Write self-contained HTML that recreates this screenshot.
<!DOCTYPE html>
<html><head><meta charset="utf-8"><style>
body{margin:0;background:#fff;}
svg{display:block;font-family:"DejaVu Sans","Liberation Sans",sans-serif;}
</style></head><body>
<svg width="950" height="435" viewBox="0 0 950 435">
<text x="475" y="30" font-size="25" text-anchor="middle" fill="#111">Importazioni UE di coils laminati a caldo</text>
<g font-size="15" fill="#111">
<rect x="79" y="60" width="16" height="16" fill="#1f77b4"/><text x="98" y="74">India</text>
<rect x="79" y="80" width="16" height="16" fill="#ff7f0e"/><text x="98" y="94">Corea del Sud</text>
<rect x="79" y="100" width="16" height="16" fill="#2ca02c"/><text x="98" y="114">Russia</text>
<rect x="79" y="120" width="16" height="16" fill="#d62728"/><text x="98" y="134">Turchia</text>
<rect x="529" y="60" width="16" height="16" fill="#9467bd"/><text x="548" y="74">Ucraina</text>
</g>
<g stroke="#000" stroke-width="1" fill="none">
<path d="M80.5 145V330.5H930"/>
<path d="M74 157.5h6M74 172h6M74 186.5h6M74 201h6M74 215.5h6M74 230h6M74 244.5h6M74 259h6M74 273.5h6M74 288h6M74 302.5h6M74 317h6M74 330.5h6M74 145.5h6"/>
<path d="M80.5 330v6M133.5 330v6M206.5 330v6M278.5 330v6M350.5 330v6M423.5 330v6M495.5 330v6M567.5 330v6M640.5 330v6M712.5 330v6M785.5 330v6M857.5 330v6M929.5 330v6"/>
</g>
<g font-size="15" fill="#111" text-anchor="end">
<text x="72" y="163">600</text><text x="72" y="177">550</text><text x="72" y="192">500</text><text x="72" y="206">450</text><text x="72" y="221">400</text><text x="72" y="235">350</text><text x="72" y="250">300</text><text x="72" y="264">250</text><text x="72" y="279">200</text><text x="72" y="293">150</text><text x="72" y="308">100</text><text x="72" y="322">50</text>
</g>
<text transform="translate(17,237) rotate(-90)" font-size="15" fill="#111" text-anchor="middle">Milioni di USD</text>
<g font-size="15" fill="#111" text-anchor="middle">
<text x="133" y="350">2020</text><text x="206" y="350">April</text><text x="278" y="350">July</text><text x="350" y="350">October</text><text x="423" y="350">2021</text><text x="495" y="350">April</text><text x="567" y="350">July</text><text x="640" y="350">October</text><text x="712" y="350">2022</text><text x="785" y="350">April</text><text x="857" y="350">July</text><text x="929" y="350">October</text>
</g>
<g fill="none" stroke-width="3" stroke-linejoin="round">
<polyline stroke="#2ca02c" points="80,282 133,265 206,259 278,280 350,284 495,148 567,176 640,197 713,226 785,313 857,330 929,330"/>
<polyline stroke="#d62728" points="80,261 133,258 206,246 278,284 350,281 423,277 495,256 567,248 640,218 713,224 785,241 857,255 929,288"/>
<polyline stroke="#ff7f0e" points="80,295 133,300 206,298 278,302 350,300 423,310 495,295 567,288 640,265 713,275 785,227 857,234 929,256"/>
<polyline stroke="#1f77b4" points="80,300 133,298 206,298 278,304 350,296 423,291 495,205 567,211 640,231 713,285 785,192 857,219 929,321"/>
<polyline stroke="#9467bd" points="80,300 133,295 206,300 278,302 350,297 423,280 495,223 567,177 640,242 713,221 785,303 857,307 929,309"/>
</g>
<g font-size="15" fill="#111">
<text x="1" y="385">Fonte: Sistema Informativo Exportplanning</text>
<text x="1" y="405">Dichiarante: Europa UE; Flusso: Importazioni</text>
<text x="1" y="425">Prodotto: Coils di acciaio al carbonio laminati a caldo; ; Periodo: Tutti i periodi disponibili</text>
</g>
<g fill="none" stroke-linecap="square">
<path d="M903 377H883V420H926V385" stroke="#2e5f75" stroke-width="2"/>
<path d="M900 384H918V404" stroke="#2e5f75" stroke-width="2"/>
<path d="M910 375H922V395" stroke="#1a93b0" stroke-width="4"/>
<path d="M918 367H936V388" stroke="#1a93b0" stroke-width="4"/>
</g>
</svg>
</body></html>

---

Take the data above and return it exactly.

### Solution for this task
Write self-contained HTML that recreates this screenshot.
<!DOCTYPE html>
<html><head><meta charset="utf-8"><style>
body{margin:0;background:#fff;}
svg{display:block;font-family:"DejaVu Sans","Liberation Sans",sans-serif;}
</style></head><body>
<svg width="950" height="435" viewBox="0 0 950 435">
<text x="475" y="30" font-size="25" text-anchor="middle" fill="#111">Importazioni UE di coils laminati a caldo</text>
<g font-size="15" fill="#111">
<rect x="79" y="60" width="16" height="16" fill="#1f77b4"/><text x="98" y="74">India</text>
<rect x="79" y="80" width="16" height="16" fill="#ff7f0e"/><text x="98" y="94">Corea del Sud</text>
<rect x="79" y="100" width="16" height="16" fill="#2ca02c"/><text x="98" y="114">Russia</text>
<rect x="79" y="120" width="16" height="16" fill="#d62728"/><text x="98" y="134">Turchia</text>
<rect x="529" y="60" width="16" height="16" fill="#9467bd"/><text x="548" y="74">Ucraina</text>
</g>
<g stroke="#000" stroke-width="1" fill="none">
<path d="M80.5 145V330.5H930"/>
<path d="M74 157.5h6M74 172h6M74 186.5h6M74 201h6M74 215.5h6M74 230h6M74 244.5h6M74 259h6M74 273.5h6M74 288h6M74 302.5h6M74 317h6M74 330.5h6M74 145.5h6"/>
<path d="M80.5 330v6M133.5 330v6M206.5 330v6M278.5 330v6M350.5 330v6M423.5 330v6M495.5 330v6M567.5 330v6M640.5 330v6M712.5 330v6M785.5 330v6M857.5 330v6M929.5 330v6"/>
</g>
<g font-size="15" fill="#111" text-anchor="end">
<text x="72" y="163">600</text><text x="72" y="177">550</text><text x="72" y="192">500</text><text x="72" y="206">450</text><text x="72" y="221">400</text><text x="72" y="235">350</text><text x="72" y="250">300</text><text x="72" y="264">250</text><text x="72" y="279">200</text><text x="72" y="293">150</text><text x="72" y="308">100</text><text x="72" y="322">50</text>
</g>
<text transform="translate(17,237) rotate(-90)" font-size="15" fill="#111" text-anchor="middle">Milioni di USD</text>
<g font-size="15" fill="#111" text-anchor="middle">
<text x="133" y="350">2020</text><text x="206" y="350">April</text><text x="278" y="350">July</text><text x="350" y="350">October</text><text x="423" y="350">2021</text><text x="495" y="350">April</text><text x="567" y="350">July</text><text x="640" y="350">October</text><text x="712" y="350">2022</text><text x="785" y="350">April</text><text x="857" y="350">July</text><text x="929" y="350">October</text>
</g>
<g fill="none" stroke-width="3" stroke-linejoin="round">
<polyline stroke="#2ca02c" points="80,282 133,265 206,259 278,280 350,284 495,148 567,176 640,197 713,226 785,313 857,330 929,330"/>
<polyline stroke="#d62728" points="80,261 133,258 206,246 278,284 350,281 423,277 495,256 567,248 640,218 713,224 785,241 857,255 929,288"/>
<polyline stroke="#ff7f0e" points="80,295 133,300 206,298 278,302 350,300 423,310 495,295 567,288 640,265 713,275 785,227 857,234 929,256"/>
<polyline stroke="#1f77b4" points="80,300 133,298 206,298 278,304 350,296 423,291 495,205 567,211 640,231 713,285 785,192 857,219 929,321"/>
<polyline stroke="#9467bd" points="80,300 133,295 206,300 278,302 350,297 423,280 495,223 567,177 640,242 713,221 785,303 857,307 929,309"/>
</g>
<g font-size="15" fill="#111">
<text x="1" y="385">Fonte: Sistema Informativo Exportplanning</text>
<text x="1" y="405">Dichiarante: Europa UE; Flusso: Importazioni</text>
<text x="1" y="425">Prodotto: Coils di acciaio al carbonio laminati a caldo; ; Periodo: Tutti i periodi disponibili</text>
</g>
<g fill="none" stroke-linecap="square">
<path d="M903 377H883V420H926V385" stroke="#2e5f75" stroke-width="2"/>
<path d="M900 384H918V404" stroke="#2e5f75" stroke-width="2"/>
<path d="M910 375H922V395" stroke="#1a93b0" stroke-width="4"/>
<path d="M918 367H936V388" stroke="#1a93b0" stroke-width="4"/>
</g>
</svg>
</body></html>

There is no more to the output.